When I talk about the pain of writing, I don’t mean physical pain. My fingers don’t tire. I could type for hours and hours without stopping. The problem is my non-functional mind, and even though I think about tragedies all the time, I’ve never built an entire universe to detail these disasters. As I write, I cry as I see ruins following my characters.

I am not an author. I am just a young man trying to vent, but writing only half of a book, I could see how difficult it is for an author to write a story that doesn’t have a happy ending. I don’t know if they use experiences as personal as I am, but I can imagine that at least a tear falls from their eyes when they decide that such a lovely character will suffer.

Today would be the 21st day in a row writing more than 1000 words, but today I decided to take a break because I can’t take the pain of imagining disasters happening anymore. Seeing characters inspired by people I love suffering hurts me. Writing things I hope will never happen made me feel guilty about doing evil and creating a universe of pain and suffering.
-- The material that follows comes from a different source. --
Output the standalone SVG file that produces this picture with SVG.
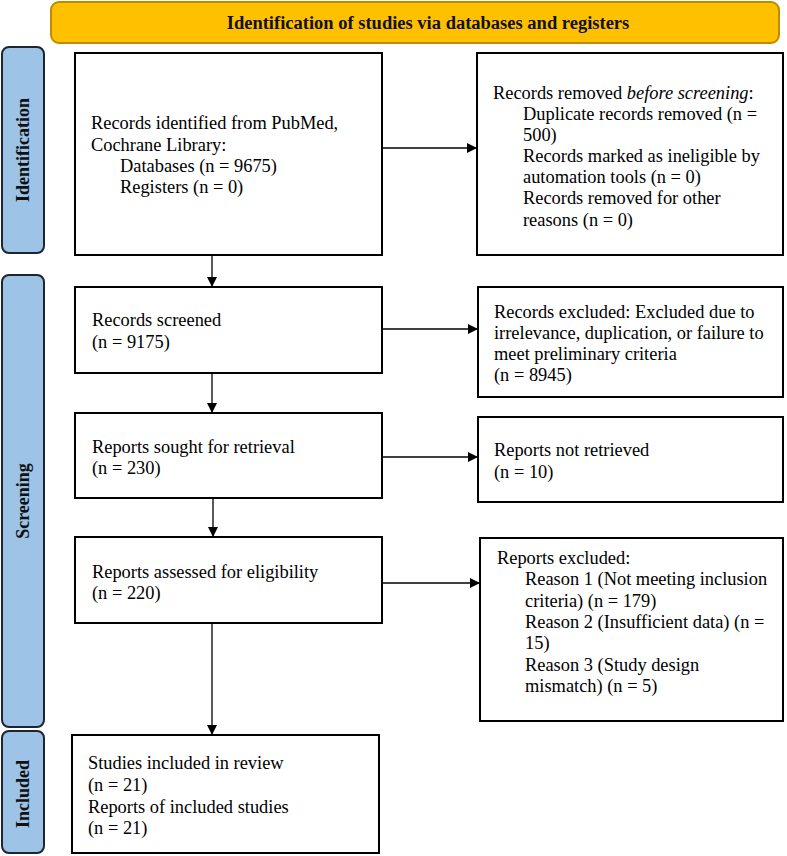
<svg xmlns="http://www.w3.org/2000/svg" width="787" height="856" viewBox="0 0 787 856">
<defs>
<marker id="ah" markerWidth="10" markerHeight="10" refX="10" refY="5" orient="auto" markerUnits="userSpaceOnUse">
<path d="M0,0 L10,5 L0,10 Z" fill="#000"/>
</marker>
<style>
.box{fill:#fff;stroke:#000;stroke-width:2}
.phase{fill:#9DC3E6;stroke:#1c2530;stroke-width:2}
.t{font-family:"Liberation Serif","Times New Roman",serif;font-size:18.4px;fill:#000}
.pt{font-family:"Liberation Serif","Times New Roman",serif;font-size:18px;font-weight:bold;fill:#111;text-anchor:middle}
.conn{stroke:#000;stroke-width:1.3;fill:none;marker-end:url(#ah)}
</style>
</defs>
<rect width="787" height="856" fill="#fff"/>

<g id="banner">
<rect x="51" y="2" width="728" height="41" rx="8" fill="#FFC000" stroke="#C08A00" stroke-width="2"/>
<text x="428" y="29" class="pt" style="font-size:18.5px">Identification of studies via databases and registers</text>
</g>

<g id="phase-identification">
<rect class="phase" x="2" y="47" width="42" height="206" rx="7"/>
<text class="pt" transform="translate(29,150) rotate(-90)">Identification</text>
</g>
<g id="phase-screening">
<rect class="phase" x="2" y="275" width="42" height="452" rx="7"/>
<text class="pt" transform="translate(29,501) rotate(-90)">Screening</text>
</g>
<g id="phase-included">
<rect class="phase" x="2" y="731" width="42" height="122" rx="7"/>
<text class="pt" transform="translate(29,794) rotate(-90)">Included</text>
</g>

<g id="n-identified">
<rect class="box" x="75" y="53" width="307" height="202"/>
<text class="t" x="91" y="129">Records identified from PubMed,</text>
<text class="t" x="91" y="151">Cochrane Library:</text>
<text class="t" x="120" y="172">Databases (n = 9675)</text>
<text class="t" x="120" y="193">Registers (n = 0)</text>
</g>

<g id="n-removed">
<rect class="box" x="477" y="53" width="306" height="202"/>
<text class="t" x="493" y="99">Records removed <tspan font-style="italic">before screening</tspan>:</text>
<text class="t" x="523" y="120">Duplicate records removed (n =</text>
<text class="t" x="523" y="141">500)</text>
<text class="t" x="523" y="162">Records marked as ineligible by</text>
<text class="t" x="523" y="183">automation tools (n = 0)</text>
<text class="t" x="523" y="204">Records removed for other</text>
<text class="t" x="523" y="226">reasons (n = 0)</text>
</g>

<g id="n-screened">
<rect class="box" x="75" y="287" width="307" height="86"/>
<text class="t" x="92" y="326">Records screened</text>
<text class="t" x="92" y="348">(n = 9175)</text>
</g>

<g id="n-excluded">
<rect class="box" x="478" y="287" width="305" height="110"/>
<text class="t" x="494" y="318">Records excluded: Excluded due to</text>
<text class="t" x="494" y="339">irrelevance, duplication, or failure to</text>
<text class="t" x="494" y="360">meet preliminary criteria</text>
<text class="t" x="494" y="381">(n = 8945)</text>
</g>

<g id="n-sought">
<rect class="box" x="75" y="413" width="307" height="85"/>
<text class="t" x="92" y="453">Reports sought for retrieval</text>
<text class="t" x="92" y="474">(n = 230)</text>
</g>

<g id="n-notretrieved">
<rect class="box" x="478" y="417" width="305" height="85"/>
<text class="t" x="494" y="456">Reports not retrieved</text>
<text class="t" x="494" y="478">(n = 10)</text>
</g>

<g id="n-assessed">
<rect class="box" x="75" y="537" width="307" height="86"/>
<text class="t" x="92" y="578">Reports assessed for eligibility</text>
<text class="t" x="92" y="599">(n = 220)</text>
</g>

<g id="n-reports-excluded">
<rect class="box" x="480" y="538" width="303" height="183"/>
<text class="t" x="497" y="564">Reports excluded:</text>
<text class="t" x="525" y="585">Reason 1 (Not meeting inclusion</text>
<text class="t" x="525" y="607">criteria) (n = 179)</text>
<text class="t" x="525" y="628">Reason 2 (Insufficient data) (n =</text>
<text class="t" x="525" y="649">15)</text>
<text class="t" x="525" y="671">Reason 3 (Study design</text>
<text class="t" x="525" y="692">mismatch) (n = 5)</text>
</g>

<g id="n-included">
<rect class="box" x="72" y="735" width="307" height="118"/>
<text class="t" x="88" y="769">Studies included in review</text>
<text class="t" x="88" y="791">(n = 21)</text>
<text class="t" x="88" y="813">Reports of included studies</text>
<text class="t" x="88" y="834">(n = 21)</text>
</g>

<g id="connectors">
<line class="conn" x1="212" y1="255" x2="212" y2="287"/>
<line class="conn" x1="212" y1="373" x2="212" y2="413"/>
<line class="conn" x1="213" y1="498" x2="213" y2="537"/>
<line class="conn" x1="212" y1="623" x2="212" y2="735"/>
<line class="conn" x1="383" y1="148" x2="477" y2="148"/>
<line class="conn" x1="383" y1="329" x2="478" y2="329"/>
<line class="conn" x1="383" y1="457" x2="478" y2="457"/>
<line class="conn" x1="383" y1="583" x2="480" y2="583"/>
</g>
</svg>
Tomorrow I will come back to write another 2000 words, and the tragedies will continue. Unfortunately, it needs to happen, and I apologize to myself and my characters for putting so much anguish into these pages. Sorry, I can’t take it all to myself anymore.

I learned early on that writing is self-sacrifice, that I will continue to suffer as I write, and that I will never like what I write. However, at no time can I give up writing. I can’t leave a story unfinished and keep a harrowing ending inside me because writing is the only way to get rid of the pain.

Writers, tell me what you feel when you’re writing.

Readers, cherish the writers you like!